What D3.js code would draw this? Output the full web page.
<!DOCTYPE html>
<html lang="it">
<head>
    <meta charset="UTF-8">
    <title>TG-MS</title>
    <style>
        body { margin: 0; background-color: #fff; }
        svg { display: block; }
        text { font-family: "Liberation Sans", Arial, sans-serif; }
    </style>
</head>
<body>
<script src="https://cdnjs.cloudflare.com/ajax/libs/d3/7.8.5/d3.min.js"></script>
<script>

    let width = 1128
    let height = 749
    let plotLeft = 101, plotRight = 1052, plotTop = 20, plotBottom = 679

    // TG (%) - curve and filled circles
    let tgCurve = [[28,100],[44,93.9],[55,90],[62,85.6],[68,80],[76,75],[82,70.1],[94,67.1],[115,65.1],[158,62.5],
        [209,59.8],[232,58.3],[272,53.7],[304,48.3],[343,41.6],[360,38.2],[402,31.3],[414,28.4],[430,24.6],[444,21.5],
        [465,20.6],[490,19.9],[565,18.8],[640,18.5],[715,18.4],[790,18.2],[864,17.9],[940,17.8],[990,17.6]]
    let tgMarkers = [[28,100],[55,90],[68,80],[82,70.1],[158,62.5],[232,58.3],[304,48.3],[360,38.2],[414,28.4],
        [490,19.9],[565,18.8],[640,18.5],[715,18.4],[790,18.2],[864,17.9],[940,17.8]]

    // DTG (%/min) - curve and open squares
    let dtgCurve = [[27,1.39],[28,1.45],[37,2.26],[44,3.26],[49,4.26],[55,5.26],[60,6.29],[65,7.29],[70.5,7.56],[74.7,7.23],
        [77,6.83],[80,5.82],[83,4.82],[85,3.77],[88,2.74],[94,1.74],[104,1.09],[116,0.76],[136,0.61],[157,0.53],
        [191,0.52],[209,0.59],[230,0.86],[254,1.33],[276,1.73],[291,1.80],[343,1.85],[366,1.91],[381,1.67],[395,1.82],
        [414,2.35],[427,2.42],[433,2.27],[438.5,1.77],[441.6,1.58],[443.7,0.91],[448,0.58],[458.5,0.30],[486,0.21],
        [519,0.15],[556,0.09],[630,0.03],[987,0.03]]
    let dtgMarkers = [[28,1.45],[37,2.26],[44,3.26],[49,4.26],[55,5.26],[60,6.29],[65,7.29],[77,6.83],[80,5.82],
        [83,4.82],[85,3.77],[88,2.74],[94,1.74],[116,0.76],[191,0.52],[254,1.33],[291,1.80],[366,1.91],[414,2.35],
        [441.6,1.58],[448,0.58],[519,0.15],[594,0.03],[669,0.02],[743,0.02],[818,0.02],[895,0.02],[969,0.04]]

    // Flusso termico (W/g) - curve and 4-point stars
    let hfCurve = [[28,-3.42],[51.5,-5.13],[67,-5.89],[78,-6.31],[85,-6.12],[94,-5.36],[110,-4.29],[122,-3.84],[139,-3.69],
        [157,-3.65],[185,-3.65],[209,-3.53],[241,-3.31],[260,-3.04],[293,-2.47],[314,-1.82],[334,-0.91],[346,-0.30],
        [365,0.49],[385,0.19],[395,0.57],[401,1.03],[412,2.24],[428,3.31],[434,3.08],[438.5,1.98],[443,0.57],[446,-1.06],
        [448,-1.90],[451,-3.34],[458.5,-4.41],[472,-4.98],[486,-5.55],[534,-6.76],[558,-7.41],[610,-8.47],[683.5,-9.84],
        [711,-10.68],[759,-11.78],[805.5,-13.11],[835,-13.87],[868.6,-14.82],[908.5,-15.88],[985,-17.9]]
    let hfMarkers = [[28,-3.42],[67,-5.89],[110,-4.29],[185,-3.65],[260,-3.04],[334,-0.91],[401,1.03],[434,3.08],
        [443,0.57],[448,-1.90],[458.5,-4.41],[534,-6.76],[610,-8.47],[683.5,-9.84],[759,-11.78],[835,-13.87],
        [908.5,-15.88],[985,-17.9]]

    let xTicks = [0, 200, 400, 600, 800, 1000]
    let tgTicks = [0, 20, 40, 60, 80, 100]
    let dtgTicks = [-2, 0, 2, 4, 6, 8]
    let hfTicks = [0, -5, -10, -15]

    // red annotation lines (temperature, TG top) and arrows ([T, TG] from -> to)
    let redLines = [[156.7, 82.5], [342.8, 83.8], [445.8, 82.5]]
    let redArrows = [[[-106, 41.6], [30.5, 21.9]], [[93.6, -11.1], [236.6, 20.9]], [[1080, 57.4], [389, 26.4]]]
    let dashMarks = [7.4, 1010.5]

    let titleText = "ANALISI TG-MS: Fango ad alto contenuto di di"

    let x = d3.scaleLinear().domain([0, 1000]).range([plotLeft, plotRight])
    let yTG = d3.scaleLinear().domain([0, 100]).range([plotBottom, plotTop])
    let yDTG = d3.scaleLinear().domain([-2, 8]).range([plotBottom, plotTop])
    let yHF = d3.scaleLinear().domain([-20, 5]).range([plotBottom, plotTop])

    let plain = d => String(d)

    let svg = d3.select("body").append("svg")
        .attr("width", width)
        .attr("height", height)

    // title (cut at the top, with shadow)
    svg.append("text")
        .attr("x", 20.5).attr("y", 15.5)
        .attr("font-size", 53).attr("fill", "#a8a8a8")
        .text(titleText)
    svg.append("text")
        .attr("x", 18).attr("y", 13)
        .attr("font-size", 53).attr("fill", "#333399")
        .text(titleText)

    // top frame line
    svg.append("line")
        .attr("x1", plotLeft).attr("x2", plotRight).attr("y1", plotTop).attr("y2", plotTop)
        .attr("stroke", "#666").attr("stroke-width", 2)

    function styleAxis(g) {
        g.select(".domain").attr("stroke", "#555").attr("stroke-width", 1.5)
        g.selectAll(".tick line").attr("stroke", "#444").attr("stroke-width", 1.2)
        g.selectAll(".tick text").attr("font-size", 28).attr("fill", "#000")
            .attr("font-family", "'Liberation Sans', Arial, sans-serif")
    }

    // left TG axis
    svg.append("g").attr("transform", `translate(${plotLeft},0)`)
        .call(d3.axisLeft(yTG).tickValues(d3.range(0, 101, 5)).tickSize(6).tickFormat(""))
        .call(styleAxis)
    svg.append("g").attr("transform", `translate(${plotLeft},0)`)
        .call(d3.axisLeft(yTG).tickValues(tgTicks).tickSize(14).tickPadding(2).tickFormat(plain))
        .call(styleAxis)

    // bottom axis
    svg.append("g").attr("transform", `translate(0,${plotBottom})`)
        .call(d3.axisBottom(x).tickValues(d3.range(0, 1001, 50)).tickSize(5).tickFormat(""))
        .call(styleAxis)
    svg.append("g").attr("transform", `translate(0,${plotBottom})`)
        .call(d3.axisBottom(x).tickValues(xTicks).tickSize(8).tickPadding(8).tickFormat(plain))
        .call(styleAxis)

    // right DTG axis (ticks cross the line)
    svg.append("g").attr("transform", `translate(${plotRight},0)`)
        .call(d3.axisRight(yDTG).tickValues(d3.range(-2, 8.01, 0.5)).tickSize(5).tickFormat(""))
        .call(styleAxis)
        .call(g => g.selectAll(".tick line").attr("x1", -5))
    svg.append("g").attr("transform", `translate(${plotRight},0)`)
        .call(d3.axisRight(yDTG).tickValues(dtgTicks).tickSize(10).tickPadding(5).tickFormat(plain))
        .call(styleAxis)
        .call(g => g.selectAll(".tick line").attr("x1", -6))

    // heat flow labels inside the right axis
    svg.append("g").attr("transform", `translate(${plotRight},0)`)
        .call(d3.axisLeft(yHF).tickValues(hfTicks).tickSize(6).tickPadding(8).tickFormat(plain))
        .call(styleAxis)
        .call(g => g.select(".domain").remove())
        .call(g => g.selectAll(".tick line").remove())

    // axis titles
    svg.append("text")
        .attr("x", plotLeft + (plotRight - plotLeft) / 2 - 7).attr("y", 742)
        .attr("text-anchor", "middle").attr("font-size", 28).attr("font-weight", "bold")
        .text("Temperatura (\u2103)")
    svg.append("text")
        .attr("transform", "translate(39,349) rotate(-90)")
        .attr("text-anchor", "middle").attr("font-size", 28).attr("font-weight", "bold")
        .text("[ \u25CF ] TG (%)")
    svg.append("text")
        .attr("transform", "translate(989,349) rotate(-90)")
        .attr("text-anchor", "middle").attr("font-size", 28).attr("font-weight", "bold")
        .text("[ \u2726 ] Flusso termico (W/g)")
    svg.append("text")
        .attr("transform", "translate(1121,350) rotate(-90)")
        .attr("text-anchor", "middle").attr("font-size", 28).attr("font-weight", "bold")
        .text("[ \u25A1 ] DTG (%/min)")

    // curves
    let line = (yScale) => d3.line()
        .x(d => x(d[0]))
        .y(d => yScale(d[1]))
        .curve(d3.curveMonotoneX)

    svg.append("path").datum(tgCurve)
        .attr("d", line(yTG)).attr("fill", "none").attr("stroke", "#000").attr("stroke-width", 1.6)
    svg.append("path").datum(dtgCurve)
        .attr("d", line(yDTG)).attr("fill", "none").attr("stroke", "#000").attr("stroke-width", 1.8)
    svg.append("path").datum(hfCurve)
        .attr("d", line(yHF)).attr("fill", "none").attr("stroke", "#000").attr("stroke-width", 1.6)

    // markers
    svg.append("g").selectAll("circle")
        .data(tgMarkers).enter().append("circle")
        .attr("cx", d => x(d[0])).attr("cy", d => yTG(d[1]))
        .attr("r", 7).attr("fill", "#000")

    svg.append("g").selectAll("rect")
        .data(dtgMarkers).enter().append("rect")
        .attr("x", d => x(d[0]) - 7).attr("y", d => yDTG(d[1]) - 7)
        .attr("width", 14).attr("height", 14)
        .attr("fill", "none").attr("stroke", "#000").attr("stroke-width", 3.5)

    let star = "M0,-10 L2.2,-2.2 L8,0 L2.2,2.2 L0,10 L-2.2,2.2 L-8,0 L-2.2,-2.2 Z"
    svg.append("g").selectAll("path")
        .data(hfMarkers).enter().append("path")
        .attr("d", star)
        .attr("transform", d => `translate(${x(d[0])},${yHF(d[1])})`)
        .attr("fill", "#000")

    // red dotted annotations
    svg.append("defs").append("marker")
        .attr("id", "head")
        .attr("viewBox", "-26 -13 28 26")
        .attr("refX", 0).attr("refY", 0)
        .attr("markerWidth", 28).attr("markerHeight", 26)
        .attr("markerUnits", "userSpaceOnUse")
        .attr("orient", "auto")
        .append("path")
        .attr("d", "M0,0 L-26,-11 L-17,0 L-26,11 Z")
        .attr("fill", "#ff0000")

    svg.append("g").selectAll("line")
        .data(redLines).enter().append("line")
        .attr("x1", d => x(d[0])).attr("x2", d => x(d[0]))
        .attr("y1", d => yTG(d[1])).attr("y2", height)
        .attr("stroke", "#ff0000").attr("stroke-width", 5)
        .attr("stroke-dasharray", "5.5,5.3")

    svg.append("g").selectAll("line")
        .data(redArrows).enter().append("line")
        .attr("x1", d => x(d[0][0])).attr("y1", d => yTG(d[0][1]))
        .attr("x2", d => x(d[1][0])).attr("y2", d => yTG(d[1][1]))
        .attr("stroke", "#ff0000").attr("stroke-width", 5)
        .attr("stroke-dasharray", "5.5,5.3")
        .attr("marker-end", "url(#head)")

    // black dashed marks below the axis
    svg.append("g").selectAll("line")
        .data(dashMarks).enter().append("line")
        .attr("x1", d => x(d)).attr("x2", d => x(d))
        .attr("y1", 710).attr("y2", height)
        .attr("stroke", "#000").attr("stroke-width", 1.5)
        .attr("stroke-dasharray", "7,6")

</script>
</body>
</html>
==
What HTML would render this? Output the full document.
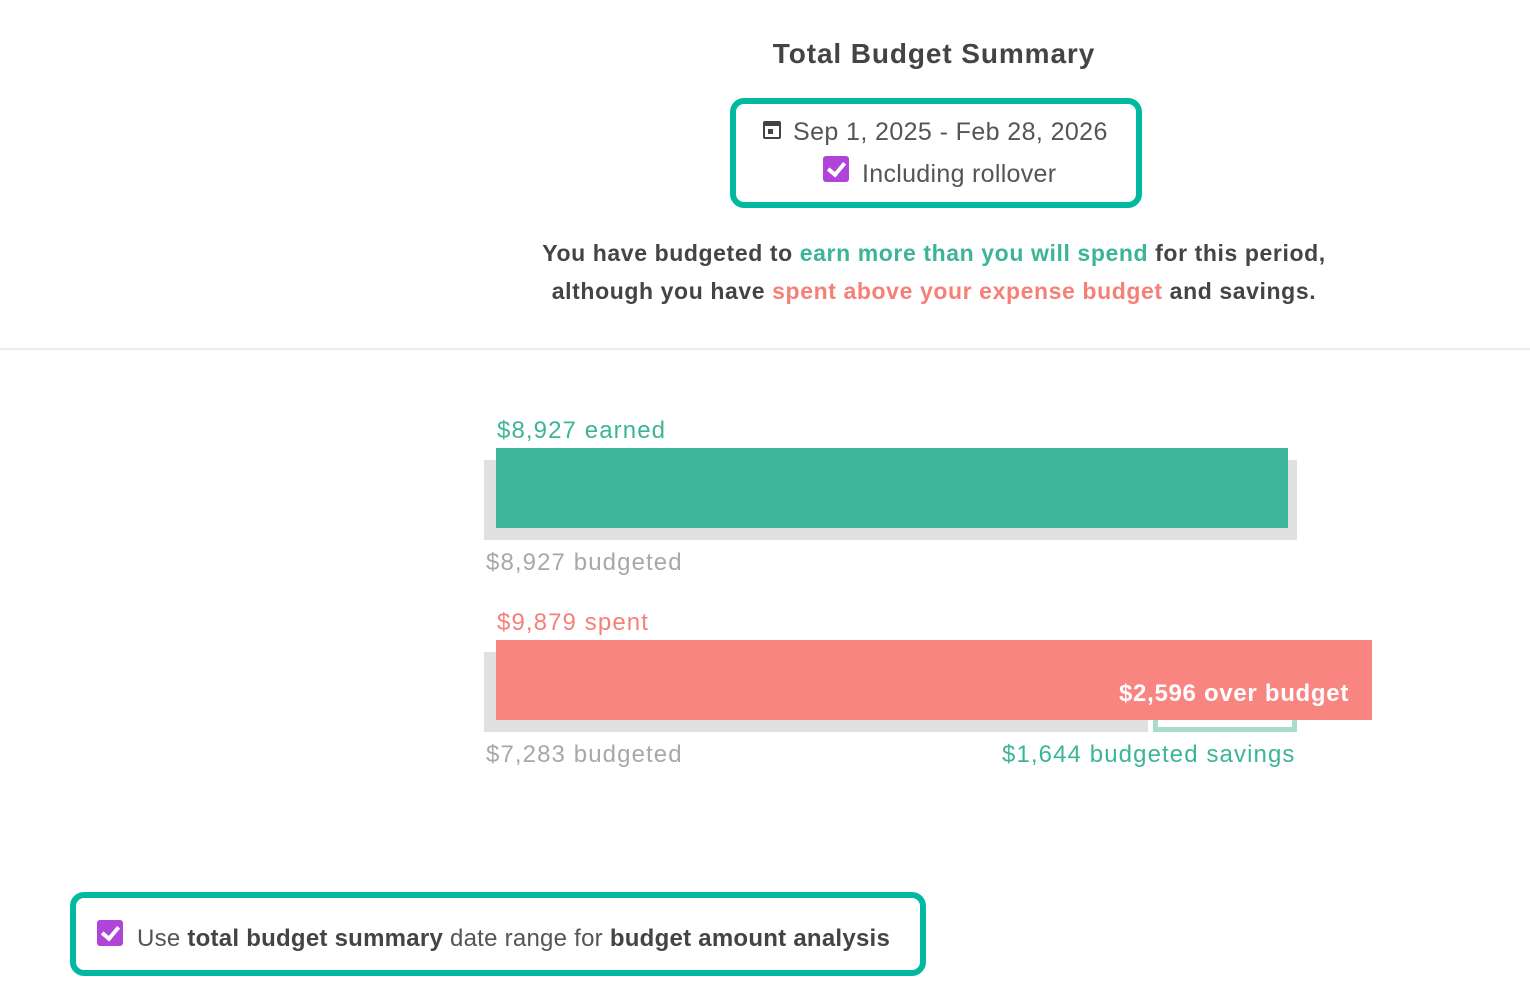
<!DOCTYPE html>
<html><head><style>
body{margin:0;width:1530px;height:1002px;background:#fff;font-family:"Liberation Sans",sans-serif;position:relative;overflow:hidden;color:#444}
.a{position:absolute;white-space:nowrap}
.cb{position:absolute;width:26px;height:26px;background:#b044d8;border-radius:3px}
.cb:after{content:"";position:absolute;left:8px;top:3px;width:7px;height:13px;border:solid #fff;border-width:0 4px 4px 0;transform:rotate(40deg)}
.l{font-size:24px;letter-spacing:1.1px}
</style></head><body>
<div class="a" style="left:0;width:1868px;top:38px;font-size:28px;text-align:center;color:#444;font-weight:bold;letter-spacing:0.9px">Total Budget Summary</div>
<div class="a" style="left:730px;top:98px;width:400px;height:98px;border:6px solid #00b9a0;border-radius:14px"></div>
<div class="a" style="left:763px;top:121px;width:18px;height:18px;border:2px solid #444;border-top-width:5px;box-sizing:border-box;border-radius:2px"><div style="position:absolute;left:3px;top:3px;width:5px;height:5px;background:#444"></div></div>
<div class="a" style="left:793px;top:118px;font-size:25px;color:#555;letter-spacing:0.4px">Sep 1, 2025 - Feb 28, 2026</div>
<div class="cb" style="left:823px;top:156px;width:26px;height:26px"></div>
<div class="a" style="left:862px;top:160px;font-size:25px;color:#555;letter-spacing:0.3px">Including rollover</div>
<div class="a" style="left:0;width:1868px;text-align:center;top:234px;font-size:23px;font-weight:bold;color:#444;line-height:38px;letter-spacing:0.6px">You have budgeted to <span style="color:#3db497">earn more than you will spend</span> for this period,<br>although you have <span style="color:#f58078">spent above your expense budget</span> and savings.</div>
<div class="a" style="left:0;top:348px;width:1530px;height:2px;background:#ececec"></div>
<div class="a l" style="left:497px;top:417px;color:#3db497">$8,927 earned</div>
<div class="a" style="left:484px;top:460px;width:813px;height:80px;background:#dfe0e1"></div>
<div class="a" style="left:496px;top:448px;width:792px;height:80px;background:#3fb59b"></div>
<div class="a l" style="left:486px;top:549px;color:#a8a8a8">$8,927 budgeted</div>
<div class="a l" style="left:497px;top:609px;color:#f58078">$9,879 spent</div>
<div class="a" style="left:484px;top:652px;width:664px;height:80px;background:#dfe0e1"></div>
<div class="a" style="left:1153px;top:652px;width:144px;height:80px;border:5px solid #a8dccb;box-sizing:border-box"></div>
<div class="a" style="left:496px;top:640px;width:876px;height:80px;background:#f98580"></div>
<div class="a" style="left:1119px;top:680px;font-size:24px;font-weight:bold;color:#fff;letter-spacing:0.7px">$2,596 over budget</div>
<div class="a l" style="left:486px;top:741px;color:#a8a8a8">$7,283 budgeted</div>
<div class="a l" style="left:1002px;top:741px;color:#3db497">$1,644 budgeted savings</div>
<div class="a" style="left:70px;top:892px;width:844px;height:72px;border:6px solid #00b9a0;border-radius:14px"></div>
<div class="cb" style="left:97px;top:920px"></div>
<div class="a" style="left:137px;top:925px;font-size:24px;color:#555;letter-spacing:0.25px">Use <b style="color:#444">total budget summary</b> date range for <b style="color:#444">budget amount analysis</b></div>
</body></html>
==
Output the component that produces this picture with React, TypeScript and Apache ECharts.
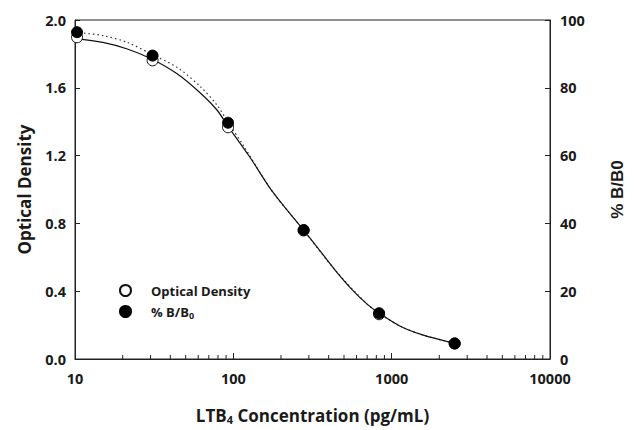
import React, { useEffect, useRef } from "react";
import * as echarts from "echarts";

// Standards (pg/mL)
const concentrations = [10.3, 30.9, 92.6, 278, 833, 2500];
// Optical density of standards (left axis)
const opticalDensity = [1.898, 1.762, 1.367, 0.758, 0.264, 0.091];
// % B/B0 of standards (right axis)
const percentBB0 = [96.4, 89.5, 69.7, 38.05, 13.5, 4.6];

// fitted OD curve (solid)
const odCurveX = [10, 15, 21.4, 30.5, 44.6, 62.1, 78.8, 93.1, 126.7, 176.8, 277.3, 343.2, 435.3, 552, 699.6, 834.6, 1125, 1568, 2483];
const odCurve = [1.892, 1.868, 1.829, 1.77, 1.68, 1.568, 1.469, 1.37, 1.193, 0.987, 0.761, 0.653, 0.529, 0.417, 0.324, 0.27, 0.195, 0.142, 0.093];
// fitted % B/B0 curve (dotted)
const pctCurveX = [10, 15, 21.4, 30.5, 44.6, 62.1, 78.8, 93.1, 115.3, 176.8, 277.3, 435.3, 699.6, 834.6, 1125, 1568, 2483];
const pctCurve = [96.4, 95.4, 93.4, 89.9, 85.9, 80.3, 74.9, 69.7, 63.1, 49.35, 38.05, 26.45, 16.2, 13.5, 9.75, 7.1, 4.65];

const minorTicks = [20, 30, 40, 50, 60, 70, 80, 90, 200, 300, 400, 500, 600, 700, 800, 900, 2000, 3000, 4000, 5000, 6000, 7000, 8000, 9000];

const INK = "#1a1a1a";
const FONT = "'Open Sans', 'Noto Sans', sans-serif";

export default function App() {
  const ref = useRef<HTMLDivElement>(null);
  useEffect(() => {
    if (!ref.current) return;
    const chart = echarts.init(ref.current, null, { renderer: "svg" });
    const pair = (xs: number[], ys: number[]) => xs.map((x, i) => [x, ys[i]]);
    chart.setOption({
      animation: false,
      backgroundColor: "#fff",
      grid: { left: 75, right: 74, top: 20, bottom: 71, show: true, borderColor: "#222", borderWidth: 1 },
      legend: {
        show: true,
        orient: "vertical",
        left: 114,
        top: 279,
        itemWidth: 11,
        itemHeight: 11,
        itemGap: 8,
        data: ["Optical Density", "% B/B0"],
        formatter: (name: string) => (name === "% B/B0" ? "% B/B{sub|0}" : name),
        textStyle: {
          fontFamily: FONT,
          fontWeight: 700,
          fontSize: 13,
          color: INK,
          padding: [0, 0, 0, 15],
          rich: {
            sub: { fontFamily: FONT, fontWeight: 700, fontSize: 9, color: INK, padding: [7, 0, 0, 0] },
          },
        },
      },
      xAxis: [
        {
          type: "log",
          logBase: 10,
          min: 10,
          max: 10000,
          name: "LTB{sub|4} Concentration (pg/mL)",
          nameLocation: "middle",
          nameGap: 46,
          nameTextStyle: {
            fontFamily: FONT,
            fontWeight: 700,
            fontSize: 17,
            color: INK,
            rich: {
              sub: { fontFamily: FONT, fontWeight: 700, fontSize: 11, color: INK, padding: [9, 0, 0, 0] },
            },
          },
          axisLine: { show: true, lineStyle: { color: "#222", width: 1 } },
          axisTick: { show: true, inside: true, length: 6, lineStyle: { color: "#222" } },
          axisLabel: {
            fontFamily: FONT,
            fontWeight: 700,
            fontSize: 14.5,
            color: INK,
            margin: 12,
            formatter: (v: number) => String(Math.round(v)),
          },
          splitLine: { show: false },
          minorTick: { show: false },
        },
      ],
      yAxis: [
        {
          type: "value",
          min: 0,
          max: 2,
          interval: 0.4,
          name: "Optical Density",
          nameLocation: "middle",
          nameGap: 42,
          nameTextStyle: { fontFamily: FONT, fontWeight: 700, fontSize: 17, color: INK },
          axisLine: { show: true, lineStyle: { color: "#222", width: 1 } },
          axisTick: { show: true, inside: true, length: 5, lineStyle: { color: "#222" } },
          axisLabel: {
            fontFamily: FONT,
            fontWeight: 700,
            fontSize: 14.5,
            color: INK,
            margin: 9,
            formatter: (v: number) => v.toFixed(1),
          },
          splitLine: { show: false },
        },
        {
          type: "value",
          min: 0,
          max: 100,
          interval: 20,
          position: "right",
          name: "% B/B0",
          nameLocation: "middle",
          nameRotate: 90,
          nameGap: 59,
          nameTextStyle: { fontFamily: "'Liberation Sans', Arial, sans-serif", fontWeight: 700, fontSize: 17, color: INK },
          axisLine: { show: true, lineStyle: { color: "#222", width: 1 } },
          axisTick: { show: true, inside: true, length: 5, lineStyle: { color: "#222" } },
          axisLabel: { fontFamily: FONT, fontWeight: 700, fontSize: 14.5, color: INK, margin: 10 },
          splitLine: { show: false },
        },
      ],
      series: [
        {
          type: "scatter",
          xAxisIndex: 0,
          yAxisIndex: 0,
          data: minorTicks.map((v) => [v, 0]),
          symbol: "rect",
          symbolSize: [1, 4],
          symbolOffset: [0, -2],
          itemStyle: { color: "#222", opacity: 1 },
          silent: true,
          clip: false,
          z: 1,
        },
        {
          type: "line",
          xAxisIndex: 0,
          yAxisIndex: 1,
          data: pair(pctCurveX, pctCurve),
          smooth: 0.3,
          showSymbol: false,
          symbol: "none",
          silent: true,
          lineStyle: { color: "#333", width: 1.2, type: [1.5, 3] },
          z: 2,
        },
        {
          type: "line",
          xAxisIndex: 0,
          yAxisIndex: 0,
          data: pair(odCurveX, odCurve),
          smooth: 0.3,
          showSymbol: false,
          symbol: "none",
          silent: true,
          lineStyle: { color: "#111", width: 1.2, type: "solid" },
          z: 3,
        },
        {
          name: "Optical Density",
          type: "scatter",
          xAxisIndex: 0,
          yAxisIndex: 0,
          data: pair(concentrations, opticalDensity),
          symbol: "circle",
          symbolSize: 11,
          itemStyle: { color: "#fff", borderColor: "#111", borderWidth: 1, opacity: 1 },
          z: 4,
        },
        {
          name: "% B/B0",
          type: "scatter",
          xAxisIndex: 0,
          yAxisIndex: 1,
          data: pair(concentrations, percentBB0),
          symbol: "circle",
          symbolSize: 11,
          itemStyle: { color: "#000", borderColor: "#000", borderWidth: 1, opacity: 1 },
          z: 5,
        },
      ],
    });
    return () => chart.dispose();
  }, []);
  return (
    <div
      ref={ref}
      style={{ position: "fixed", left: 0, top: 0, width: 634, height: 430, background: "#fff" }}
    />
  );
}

* Task prompt
The line with "What D3.js code" marks the start and the line with "let plotLeft = 101, plotRight" marks the end; transcribe every line in that stretch, unchanged.

* Response below
What D3.js code would draw this? Output the full web page.
<!DOCTYPE html>
<html lang="it">
<head>
    <meta charset="UTF-8">
    <title>TG-MS</title>
    <style>
        body { margin: 0; background-color: #fff; }
        svg { display: block; }
        text { font-family: "Liberation Sans", Arial, sans-serif; }
    </style>
</head>
<body>
<script src="https://cdnjs.cloudflare.com/ajax/libs/d3/7.8.5/d3.min.js"></script>
<script>

    let width = 1128
    let height = 749
    let plotLeft = 101, plotRight = 1052, plotTop = 20, plotBottom = 679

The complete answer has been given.